DATA:
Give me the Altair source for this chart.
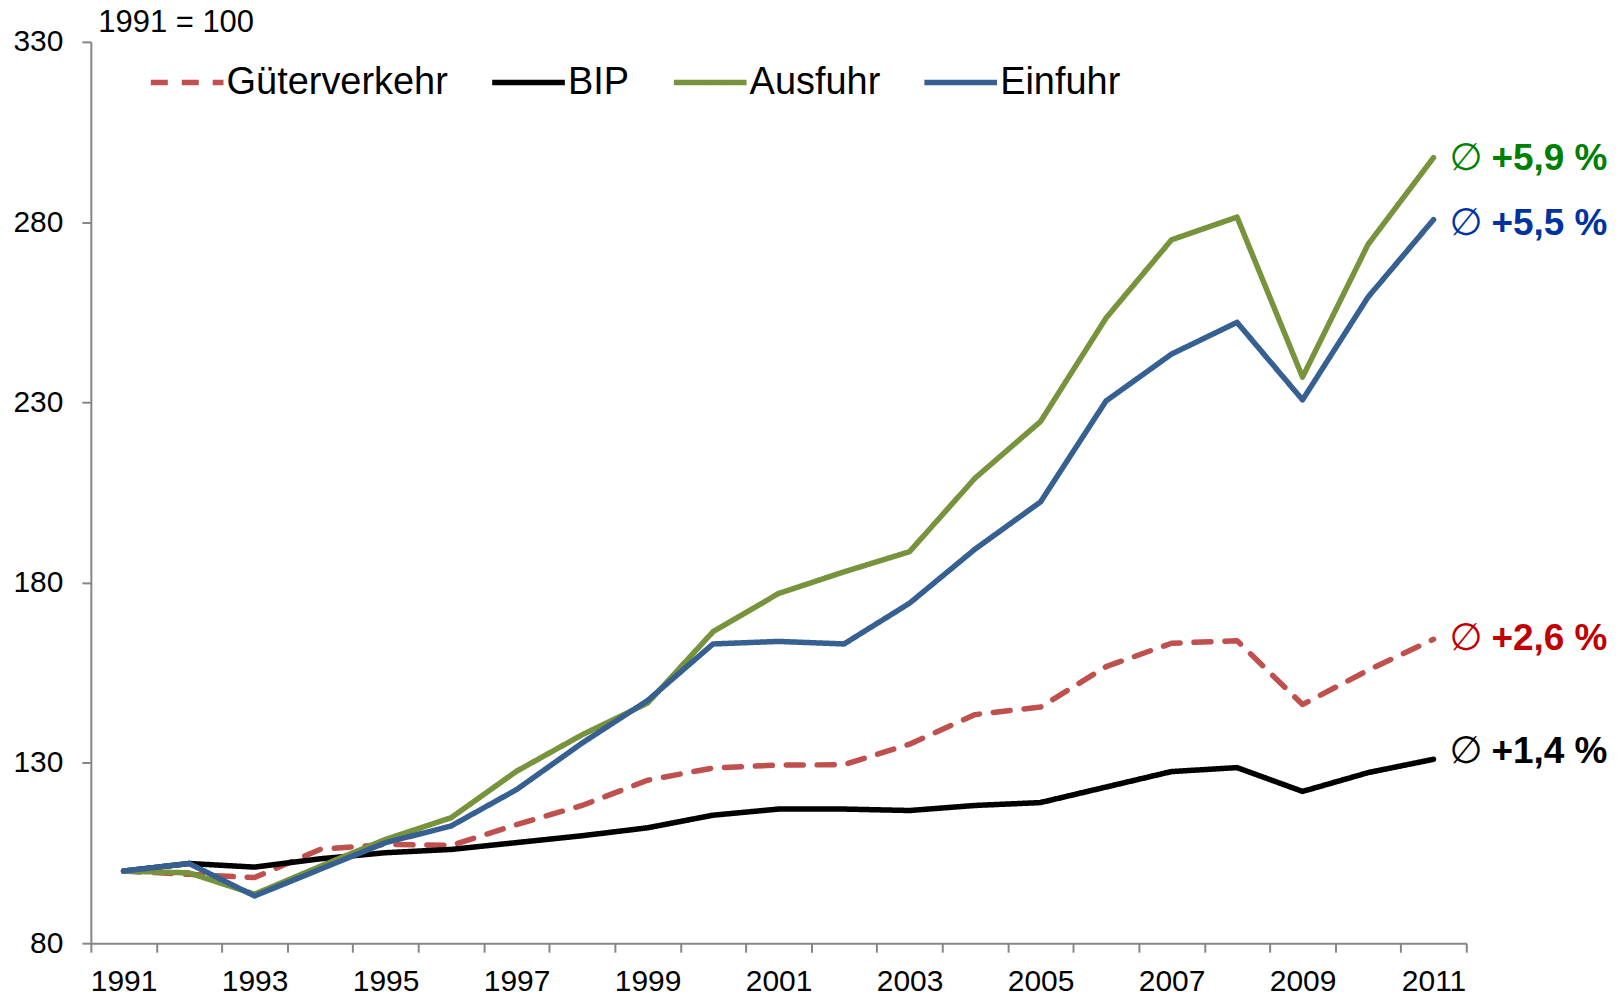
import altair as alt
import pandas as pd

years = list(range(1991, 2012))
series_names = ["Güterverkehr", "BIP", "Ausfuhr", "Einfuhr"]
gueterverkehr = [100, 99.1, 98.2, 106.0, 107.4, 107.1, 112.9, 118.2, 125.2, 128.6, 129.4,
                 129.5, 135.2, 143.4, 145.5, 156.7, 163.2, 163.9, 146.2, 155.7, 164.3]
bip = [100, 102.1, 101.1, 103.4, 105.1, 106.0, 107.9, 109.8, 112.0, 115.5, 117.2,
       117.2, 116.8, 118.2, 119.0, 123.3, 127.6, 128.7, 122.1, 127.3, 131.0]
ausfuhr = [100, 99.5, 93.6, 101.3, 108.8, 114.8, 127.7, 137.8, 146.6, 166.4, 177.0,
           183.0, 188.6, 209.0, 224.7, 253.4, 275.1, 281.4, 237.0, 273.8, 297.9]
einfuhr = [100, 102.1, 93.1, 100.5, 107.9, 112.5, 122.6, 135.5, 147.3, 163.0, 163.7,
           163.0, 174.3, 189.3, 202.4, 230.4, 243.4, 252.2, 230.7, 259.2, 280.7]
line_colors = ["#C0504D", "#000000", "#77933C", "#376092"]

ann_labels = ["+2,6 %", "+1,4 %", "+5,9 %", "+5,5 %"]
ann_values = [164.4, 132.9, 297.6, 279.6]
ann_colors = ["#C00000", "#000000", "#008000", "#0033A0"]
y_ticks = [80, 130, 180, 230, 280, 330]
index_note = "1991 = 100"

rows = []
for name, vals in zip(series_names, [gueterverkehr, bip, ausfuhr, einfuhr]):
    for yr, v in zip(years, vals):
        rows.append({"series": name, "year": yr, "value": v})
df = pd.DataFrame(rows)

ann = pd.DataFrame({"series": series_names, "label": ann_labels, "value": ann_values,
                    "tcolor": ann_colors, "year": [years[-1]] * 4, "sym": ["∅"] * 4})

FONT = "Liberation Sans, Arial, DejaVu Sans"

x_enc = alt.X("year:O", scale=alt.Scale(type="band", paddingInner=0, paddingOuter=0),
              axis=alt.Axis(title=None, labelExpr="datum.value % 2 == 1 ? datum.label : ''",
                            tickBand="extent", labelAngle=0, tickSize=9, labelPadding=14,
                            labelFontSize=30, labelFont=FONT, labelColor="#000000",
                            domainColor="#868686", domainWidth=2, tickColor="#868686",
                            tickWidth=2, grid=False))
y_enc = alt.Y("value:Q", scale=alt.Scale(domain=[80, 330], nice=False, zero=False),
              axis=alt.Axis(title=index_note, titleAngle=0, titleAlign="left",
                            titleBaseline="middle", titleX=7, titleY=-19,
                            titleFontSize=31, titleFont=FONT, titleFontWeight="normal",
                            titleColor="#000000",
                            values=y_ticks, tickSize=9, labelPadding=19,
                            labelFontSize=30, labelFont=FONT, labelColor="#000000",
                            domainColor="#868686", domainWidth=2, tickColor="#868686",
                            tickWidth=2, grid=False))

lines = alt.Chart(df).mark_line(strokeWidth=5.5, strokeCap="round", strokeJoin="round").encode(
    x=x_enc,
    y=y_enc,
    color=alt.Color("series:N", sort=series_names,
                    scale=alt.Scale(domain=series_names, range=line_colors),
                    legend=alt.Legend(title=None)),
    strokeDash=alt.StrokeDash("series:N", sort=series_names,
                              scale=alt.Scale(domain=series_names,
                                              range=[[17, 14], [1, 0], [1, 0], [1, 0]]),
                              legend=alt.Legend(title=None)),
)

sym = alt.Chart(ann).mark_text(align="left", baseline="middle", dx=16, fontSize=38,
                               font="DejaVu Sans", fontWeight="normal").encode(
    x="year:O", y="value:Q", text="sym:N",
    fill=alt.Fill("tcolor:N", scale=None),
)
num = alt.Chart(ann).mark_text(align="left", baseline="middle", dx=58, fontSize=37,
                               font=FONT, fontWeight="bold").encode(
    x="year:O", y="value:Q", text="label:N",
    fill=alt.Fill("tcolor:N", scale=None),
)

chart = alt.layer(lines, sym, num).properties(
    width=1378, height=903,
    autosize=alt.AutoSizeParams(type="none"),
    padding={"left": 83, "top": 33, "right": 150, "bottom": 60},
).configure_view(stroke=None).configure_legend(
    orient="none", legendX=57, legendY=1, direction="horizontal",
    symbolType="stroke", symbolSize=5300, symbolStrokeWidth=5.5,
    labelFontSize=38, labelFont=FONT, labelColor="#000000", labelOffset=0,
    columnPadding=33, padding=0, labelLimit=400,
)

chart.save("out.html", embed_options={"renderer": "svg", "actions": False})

WHAT THE TASK REQUIRES:
Go from the first line of the listing to the line holding "import pandas as pd" and, please, transcribe those lines exactly, both included, with no pictures.

WRITTEN ANSWER:
Give me the Altair source for this chart.
import altair as alt
import pandas as pd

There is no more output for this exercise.